We’ll start by focusing on the transition from our main thread to the first thread that runs during the stall. Clicking on the vertical red line at the point in time when our main thread stopped running causes a dependency arrow to be drawn. This arrow indicates there is a direct dependency between these two threads.
Tooltips can be used to understand why the dependency exists. Hovering over the new thread displays a tooltip that describes the reason for the dependency. Specifically, the tooltip shows that the Loader thread started running because it was readied by the AppMain thread.
The dependency between the Loader thread and AppMain is one of the reasons for the stall, but it is not the only reason. Two additional threads ran during the time that AppMain was stalled, the thread that ran a series of TaskWrapper events and the thread that ran an event named DoneWorking.
These two threads are unrelated, that is, there is no direct dependency between them. However, the fact that one follows after the other in the timeline means that these events are executing in sequence. But if they’re not dependent on each other, why can’t they run in parallel, thereby reducing the time of our stall?
By hovering over these events, tooltips are displayed that provides the answer. In this case, the two threads were both assigned to the same core (Core 4), and also had the same priority, so core contention is the reason these two events ran sequentially. One way to fix this is to assign these threads to different CPU cores to eliminate this contention.

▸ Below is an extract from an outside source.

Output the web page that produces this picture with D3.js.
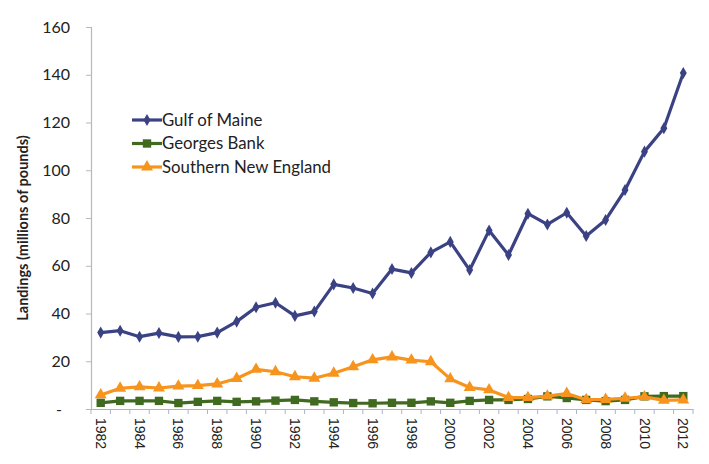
<!DOCTYPE html>
<html>
<head>
<meta charset="utf-8">
<script src="https://cdnjs.cloudflare.com/ajax/libs/d3/7.8.5/d3.min.js"></script>
<style>
    body { margin: 0; background: #fff; }
    svg { display: block; }
    .axis-label { font-family: Lato, "Open Sans", sans-serif; font-weight: bold; font-size: 14.5px; fill: #222; }
    .y-axis text { font-family: Lato, "Open Sans", sans-serif; font-size: 16px; fill: #222; }
    .x-axis text { font-family: "Liberation Sans", Arial, sans-serif; font-size: 14px; fill: #222; }
    .legend text { font-family: Lato, "Open Sans", sans-serif; font-size: 16.8px; fill: #222; }
</style>
</head>
<body>
<div id="chart"></div>
<script>
(function() {
    var width = 709,
        height = 464;
    var margin = {top: 27, right: 16, bottom: 55, left: 91};

    var years = d3.range(1982, 2013);
    var yTicks = [0, 20, 40, 60, 80, 100, 120, 140, 160];

    var gulfOfMaine = [32, 32.8, 30.3, 31.8, 30.2, 30.3, 32, 36.6, 42.6, 44.5, 39, 40.8, 52.2, 50.7, 48.4, 58.6, 57, 65.6, 70, 58.2, 74.8, 64.5, 81.8, 77.3, 82.2, 72.5, 79.2, 91.7, 107.8, 117.6, 140.7];
    var georgesBank = [2.6, 3.4, 3.4, 3.4, 2.5, 3, 3.4, 3, 3.2, 3.5, 3.8, 3.2, 2.8, 2.5, 2.4, 2.6, 2.6, 3.2, 2.6, 3.4, 3.8, 3.8, 4.2, 5.3, 4.6, 3.8, 3.3, 3.8, 5.3, 5.4, 5.4];
    var southernNewEngland = [5.9, 8.7, 9.3, 8.8, 9.6, 9.8, 10.5, 12.8, 16.6, 15.6, 13.5, 12.9, 15, 17.7, 20.6, 21.8, 20.5, 19.8, 12.6, 9, 8, 4.8, 4.8, 5.4, 6.5, 3.9, 4, 4.5, 5.1, 3.6, 3.8];

    var series = [
        {name: "Gulf of Maine", values: gulfOfMaine, color: "#3a4284", marker: d3.symbolDiamond, size: 42},
        {name: "Georges Bank", values: georgesBank, color: "#3f6a1f", marker: d3.symbolSquare, size: 70},
        {name: "Southern New England", values: southernNewEngland, color: "#f7941d", marker: d3.symbolTriangle, size: 62}
    ];

    var svg = d3.select("#chart").append("svg")
        .attr("width", width)
        .attr("height", height);

    var plotW = width - margin.left - margin.right,
        plotH = height - margin.top - margin.bottom;

    var plot = svg.append("g")
        .attr("transform", "translate(" + margin.left + "," + margin.top + ")");

    var xScale = d3.scaleBand()
        .domain(years)
        .range([0, plotW]);

    var yScale = d3.scaleLinear()
        .domain([0, 160])
        .range([plotH, 0]);

    // y axis
    var yAxis = d3.axisLeft(yScale)
        .tickValues(yTicks)
        .tickSize(5)
        .tickPadding(16)
        .tickFormat(function(d) { return d === 0 ? "-" : d; });

    var gy = plot.append("g")
        .attr("class", "y-axis")
        .call(yAxis);
    gy.select(".domain").attr("stroke", "#b8b8b8").attr("stroke-width", 1.2);
    gy.selectAll(".tick line").attr("stroke", "#b8b8b8");
    gy.selectAll(".tick text").filter(function(d) { return d === 0; }).attr("dx", "-8");

    // x axis, ticks at category boundaries
    var xAxis = d3.axisBottom(xScale)
        .tickValues(years.filter(function(y) { return (y - 1982) % 2 === 0; }))
        .tickSize(0)
        .tickPadding(0);

    var gx = plot.append("g")
        .attr("class", "x-axis")
        .attr("transform", "translate(0," + plotH + ")")
        .call(xAxis);
    gx.select(".domain").attr("stroke", "#a9b4cc").attr("stroke-width", 1.2);
    gx.selectAll(".tick text")
        .attr("transform", "rotate(90)")
        .attr("x", 9)
        .attr("y", 0)
        .attr("dy", "0.35em")
        .style("text-anchor", "start");

    var boundaries = years.concat([2013]);
    gx.selectAll("line.cat-tick")
        .data(boundaries)
        .enter()
        .append("line")
        .attr("class", "cat-tick")
        .attr("x1", function(d, i) { return i * xScale.step(); })
        .attr("x2", function(d, i) { return i * xScale.step(); })
        .attr("y1", 0)
        .attr("y2", 5)
        .attr("stroke", "#a9b4cc");

    // lines + markers
    var valueline = d3.line()
        .x(function(d, i) { return xScale(years[i]) + xScale.bandwidth() / 2; })
        .y(function(d) { return yScale(d); });

    series.forEach(function(s) {
        plot.append("path")
            .datum(s.values)
            .attr("class", "line")
            .attr("fill", "none")
            .attr("stroke", s.color)
            .attr("stroke-width", 3.2)
            .attr("stroke-linejoin", "round")
            .attr("d", valueline);

        plot.selectAll(null)
            .data(s.values)
            .enter()
            .append("path")
            .attr("class", "point")
            .attr("transform", function(d, i) {
                return "translate(" + (xScale(years[i]) + xScale.bandwidth() / 2) + "," + yScale(d) + ")";
            })
            .attr("d", d3.symbol().type(s.marker).size(s.size))
            .attr("fill", s.color);
    });

    // y axis title
    svg.append("text")
        .attr("class", "axis-label")
        .attr("transform", "translate(23," + 228 + ") rotate(-90)")
        .attr("text-anchor", "middle")
        .attr("dy", "0.35em")
        .text("Landings (millions of pounds)");

    // legend
    var legend = svg.append("g")
        .attr("class", "legend")
        .attr("transform", "translate(132,120)");

    var rows = legend.selectAll("g")
        .data(series)
        .enter()
        .append("g")
        .attr("transform", function(d, i) { return "translate(0," + (i * 23.5) + ")"; });

    rows.append("line")
        .attr("x1", 0)
        .attr("x2", 30)
        .attr("stroke", function(d) { return d.color; })
        .attr("stroke-width", 3.2);

    rows.append("path")
        .attr("transform", "translate(15,0)")
        .attr("d", function(d) { return d3.symbol().type(d.marker).size(d.size)(); })
        .attr("fill", function(d) { return d.color; });

    rows.append("text")
        .attr("x", 30)
        .attr("dy", "0.35em")
        .text(function(d) { return d.name; });
})();
</script>
</body>
</html>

Analyzing additional context switches and readying events (as represented by the vertical red lines), would show that both the WorkerH1 and Worker threads were readied by the Loader thread, giving us a complete picture of what caused the stall. To summarize:
- AppMain readied the Loader thread. This caused AppMain to stop running.
- The Loader thread then readied WorkerH1 and Worker
- WorkerH1 and Worker further lengthened the stall because they ran on the same CPU core
- AppMain had to wait for WorkerH1 and Worker to finish before resuming execution.
A more complete description of the critical path feature can be found on the XYZ documentation page.
Steven.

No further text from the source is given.